Information shown ::
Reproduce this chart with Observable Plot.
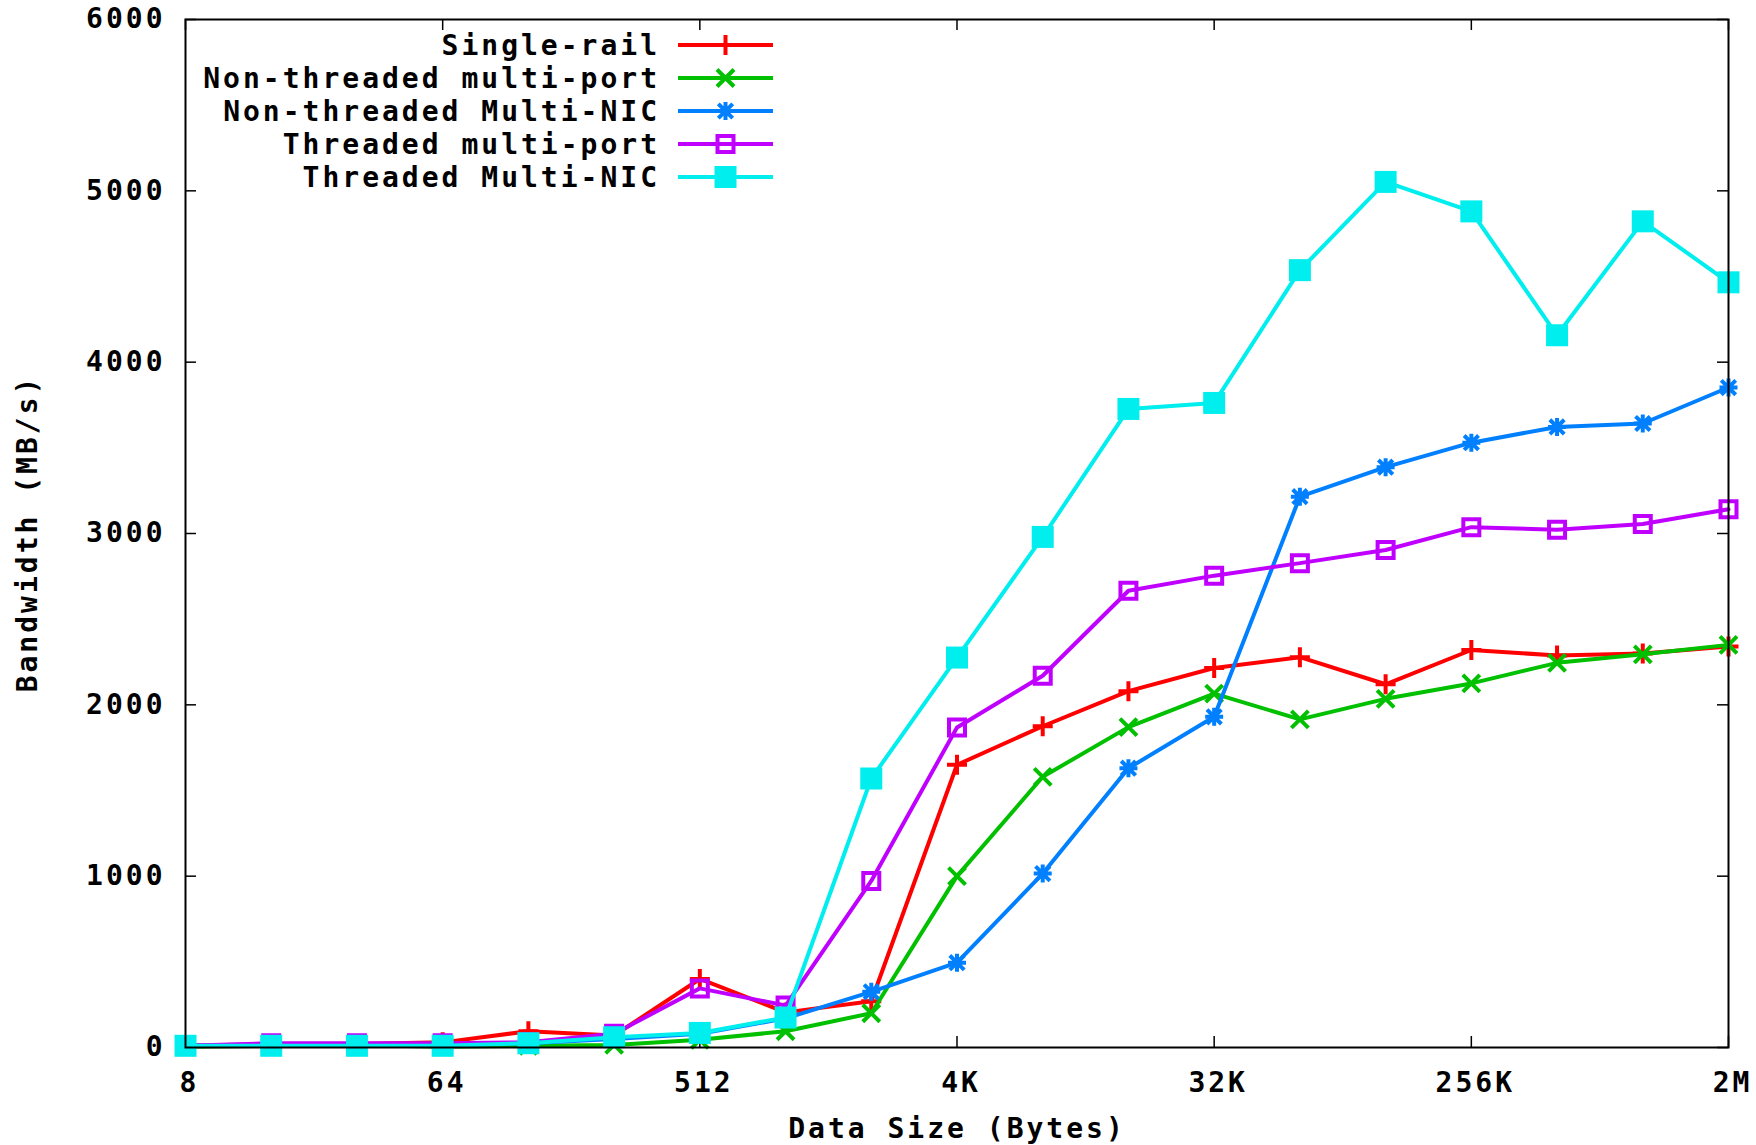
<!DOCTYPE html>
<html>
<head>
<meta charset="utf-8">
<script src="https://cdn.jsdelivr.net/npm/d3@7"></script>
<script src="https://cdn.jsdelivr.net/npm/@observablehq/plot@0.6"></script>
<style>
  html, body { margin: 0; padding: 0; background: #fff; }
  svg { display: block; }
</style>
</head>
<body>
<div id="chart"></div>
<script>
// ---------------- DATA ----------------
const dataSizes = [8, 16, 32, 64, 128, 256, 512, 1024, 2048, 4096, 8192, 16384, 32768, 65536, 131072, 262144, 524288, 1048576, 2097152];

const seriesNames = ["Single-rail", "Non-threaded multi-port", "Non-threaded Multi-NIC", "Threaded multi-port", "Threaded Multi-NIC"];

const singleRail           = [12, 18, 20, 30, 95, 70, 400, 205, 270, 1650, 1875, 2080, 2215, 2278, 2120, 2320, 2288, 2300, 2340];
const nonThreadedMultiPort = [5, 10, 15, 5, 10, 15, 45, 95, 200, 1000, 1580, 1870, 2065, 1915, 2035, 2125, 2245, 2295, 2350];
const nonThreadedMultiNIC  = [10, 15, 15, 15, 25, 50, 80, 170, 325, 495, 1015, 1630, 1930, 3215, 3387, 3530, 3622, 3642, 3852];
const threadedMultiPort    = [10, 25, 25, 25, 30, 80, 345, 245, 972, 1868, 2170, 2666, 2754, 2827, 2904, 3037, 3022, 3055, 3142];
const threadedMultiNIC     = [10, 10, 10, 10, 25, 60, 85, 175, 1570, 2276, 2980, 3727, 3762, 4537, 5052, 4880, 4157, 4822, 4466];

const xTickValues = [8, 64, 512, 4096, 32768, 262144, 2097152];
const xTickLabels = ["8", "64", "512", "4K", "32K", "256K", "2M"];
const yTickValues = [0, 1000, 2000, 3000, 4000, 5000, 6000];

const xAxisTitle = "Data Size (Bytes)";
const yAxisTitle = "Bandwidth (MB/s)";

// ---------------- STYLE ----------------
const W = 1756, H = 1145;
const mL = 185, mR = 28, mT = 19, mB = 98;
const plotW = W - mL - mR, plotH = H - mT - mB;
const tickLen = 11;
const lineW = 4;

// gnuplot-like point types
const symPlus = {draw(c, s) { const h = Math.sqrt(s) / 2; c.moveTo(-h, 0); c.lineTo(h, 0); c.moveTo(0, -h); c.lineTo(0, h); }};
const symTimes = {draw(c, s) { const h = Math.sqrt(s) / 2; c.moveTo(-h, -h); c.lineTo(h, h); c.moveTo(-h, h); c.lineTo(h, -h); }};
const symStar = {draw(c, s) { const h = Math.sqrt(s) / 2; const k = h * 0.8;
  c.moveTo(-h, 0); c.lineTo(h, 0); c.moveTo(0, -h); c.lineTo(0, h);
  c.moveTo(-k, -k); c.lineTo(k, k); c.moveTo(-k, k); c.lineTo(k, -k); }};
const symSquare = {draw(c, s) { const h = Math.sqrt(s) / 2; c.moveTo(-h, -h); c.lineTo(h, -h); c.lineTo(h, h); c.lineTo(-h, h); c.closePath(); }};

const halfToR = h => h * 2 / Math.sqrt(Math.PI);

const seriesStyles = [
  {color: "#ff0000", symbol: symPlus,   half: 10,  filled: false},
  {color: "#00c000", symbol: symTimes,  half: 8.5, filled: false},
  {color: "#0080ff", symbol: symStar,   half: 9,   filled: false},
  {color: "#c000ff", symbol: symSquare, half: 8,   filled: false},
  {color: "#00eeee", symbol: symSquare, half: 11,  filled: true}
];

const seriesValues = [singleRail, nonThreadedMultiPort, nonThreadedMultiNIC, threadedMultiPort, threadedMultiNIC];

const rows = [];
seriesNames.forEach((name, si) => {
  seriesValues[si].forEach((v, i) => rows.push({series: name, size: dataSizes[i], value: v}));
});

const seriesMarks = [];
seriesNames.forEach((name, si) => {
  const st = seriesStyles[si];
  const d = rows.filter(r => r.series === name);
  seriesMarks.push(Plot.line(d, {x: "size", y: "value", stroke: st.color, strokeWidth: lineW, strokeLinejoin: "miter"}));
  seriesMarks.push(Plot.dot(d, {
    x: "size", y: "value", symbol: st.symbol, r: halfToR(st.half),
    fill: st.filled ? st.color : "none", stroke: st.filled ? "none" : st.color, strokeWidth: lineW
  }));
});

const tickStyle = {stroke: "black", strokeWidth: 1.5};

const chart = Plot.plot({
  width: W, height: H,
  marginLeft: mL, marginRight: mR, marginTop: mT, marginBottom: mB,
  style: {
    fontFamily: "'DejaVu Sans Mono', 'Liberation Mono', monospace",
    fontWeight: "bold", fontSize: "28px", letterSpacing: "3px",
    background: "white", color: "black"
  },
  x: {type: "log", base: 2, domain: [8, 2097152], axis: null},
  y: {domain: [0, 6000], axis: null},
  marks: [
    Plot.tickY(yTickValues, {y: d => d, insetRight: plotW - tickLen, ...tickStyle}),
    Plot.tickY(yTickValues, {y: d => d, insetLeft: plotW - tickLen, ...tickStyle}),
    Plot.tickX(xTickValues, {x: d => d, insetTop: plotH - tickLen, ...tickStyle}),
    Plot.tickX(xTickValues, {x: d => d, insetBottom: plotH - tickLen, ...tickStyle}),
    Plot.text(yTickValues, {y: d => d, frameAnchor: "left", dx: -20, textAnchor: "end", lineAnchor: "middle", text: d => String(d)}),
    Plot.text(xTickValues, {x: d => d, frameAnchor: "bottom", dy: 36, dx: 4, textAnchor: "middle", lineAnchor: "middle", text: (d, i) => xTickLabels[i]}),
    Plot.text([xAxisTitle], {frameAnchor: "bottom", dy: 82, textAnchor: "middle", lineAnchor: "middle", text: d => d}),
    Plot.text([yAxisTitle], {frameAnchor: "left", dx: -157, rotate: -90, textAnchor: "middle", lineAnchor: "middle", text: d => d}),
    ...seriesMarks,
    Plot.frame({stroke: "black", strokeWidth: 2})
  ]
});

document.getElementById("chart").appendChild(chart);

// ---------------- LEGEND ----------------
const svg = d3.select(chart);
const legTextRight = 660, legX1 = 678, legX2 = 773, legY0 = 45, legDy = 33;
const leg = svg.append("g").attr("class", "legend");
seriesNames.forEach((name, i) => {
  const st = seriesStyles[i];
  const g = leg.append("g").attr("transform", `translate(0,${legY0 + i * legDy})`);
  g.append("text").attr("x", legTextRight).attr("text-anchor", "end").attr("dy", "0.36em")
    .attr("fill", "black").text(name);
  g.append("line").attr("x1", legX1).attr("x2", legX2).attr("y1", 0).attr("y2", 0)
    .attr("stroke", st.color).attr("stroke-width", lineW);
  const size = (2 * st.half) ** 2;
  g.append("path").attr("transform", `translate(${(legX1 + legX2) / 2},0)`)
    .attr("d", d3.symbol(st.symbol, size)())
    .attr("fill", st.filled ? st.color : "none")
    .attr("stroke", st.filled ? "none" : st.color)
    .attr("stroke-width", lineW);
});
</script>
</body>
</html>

--

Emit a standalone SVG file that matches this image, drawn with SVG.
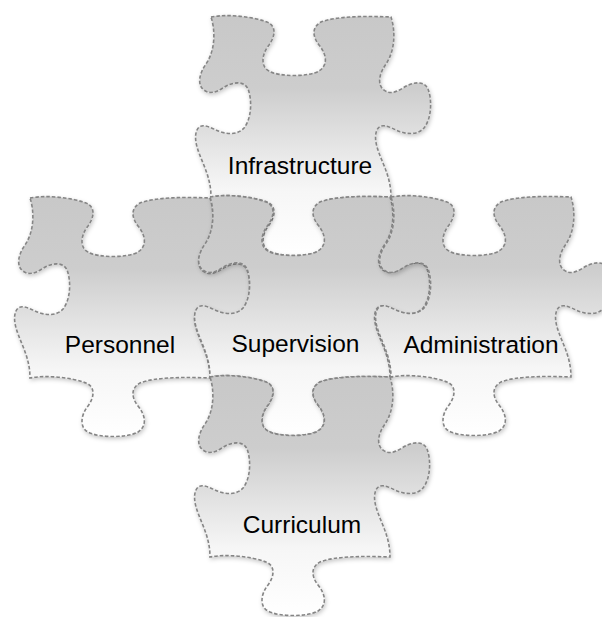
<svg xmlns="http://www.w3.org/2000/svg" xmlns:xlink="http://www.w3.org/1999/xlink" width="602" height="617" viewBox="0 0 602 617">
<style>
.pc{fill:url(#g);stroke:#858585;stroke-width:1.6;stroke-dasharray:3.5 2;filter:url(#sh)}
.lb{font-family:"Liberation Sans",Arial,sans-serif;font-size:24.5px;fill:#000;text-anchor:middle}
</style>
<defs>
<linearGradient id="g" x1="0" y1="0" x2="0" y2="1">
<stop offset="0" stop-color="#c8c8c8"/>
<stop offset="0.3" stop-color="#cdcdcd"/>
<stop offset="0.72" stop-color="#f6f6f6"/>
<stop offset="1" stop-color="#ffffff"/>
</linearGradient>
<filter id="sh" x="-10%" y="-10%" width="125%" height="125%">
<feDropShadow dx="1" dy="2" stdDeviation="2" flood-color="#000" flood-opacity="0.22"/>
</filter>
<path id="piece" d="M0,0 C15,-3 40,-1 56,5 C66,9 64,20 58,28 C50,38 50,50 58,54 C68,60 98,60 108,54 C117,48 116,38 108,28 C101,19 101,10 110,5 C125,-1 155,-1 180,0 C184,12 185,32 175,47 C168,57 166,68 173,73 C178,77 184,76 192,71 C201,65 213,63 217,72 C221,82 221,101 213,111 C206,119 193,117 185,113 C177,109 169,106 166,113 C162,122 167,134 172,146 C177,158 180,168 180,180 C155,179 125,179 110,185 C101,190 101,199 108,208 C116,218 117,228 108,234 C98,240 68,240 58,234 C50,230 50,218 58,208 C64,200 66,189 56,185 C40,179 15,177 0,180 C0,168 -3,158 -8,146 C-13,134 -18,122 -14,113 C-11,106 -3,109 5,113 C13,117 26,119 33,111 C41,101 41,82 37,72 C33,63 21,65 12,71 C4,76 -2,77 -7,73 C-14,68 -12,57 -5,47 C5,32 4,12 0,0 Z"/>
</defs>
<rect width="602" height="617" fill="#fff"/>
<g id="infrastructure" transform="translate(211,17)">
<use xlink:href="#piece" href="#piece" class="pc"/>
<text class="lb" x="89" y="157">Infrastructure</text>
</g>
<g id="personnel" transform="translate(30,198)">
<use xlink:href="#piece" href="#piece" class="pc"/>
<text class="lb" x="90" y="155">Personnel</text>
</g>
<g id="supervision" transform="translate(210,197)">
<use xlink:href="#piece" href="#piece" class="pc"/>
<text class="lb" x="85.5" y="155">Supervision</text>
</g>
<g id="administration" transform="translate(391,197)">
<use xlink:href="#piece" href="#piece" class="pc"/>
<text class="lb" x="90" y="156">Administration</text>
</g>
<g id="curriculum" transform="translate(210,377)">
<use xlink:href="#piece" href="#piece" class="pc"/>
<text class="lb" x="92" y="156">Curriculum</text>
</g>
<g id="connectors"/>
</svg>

...

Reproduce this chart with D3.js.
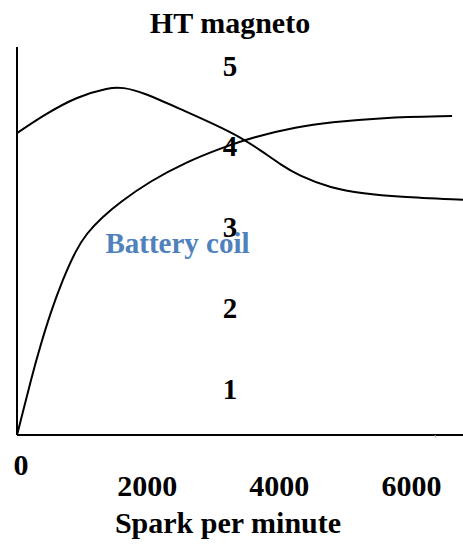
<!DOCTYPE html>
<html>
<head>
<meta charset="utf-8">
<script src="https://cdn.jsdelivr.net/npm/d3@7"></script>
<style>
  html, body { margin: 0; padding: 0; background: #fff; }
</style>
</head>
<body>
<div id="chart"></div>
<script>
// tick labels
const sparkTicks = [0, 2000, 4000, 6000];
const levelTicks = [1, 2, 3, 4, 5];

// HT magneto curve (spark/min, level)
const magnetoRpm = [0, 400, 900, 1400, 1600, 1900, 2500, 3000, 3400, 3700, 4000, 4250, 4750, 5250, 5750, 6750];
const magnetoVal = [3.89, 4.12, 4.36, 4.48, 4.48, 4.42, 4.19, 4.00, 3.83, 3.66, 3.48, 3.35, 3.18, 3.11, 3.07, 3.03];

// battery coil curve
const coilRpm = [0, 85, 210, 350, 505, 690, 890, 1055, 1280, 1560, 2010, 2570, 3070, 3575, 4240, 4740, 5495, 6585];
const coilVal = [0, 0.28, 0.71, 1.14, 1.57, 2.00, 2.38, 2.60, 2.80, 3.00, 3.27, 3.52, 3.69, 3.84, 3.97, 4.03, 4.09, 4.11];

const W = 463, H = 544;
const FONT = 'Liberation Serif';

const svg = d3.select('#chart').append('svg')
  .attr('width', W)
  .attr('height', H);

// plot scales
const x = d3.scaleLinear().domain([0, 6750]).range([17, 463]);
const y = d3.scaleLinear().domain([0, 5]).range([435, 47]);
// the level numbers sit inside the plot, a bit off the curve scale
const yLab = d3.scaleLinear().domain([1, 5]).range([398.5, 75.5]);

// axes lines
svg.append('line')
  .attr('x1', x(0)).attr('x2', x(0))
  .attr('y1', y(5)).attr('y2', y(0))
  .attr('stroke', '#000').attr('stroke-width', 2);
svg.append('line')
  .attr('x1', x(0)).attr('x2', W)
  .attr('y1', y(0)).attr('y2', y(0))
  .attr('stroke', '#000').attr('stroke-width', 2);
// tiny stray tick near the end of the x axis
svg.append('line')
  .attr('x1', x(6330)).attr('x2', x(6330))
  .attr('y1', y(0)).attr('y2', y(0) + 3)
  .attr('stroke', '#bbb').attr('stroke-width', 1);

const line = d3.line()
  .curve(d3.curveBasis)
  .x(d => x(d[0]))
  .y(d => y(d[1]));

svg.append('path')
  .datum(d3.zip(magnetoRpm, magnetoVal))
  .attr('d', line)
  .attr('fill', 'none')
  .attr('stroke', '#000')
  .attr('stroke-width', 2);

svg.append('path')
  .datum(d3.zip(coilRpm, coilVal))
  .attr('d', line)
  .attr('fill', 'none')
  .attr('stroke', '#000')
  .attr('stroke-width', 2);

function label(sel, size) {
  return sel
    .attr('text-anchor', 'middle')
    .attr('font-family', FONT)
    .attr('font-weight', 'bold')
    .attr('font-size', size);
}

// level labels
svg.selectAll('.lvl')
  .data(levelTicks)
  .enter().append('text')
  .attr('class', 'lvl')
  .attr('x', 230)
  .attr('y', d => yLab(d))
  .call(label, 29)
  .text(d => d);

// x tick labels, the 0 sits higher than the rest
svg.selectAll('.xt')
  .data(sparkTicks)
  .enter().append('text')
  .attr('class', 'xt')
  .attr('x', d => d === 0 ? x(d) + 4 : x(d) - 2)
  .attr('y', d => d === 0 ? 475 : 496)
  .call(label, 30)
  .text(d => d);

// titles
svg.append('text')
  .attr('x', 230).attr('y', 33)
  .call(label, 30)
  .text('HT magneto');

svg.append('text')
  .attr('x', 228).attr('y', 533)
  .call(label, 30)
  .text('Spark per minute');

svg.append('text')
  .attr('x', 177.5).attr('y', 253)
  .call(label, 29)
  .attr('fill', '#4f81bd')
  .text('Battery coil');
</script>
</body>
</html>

Exercise aim ::
Write out the lines beginning with the one that contains "Reproduce this chart with D3.js." and ending with the one that contains "const levelTicks = [1, 2, 3, 4, 5];", exactly as given. Leave pictures out.

Exercise solution ::
Reproduce this chart with D3.js.
<!DOCTYPE html>
<html>
<head>
<meta charset="utf-8">
<script src="https://cdn.jsdelivr.net/npm/d3@7"></script>
<style>
  html, body { margin: 0; padding: 0; background: #fff; }
</style>
</head>
<body>
<div id="chart"></div>
<script>
// tick labels
const sparkTicks = [0, 2000, 4000, 6000];
const levelTicks = [1, 2, 3, 4, 5];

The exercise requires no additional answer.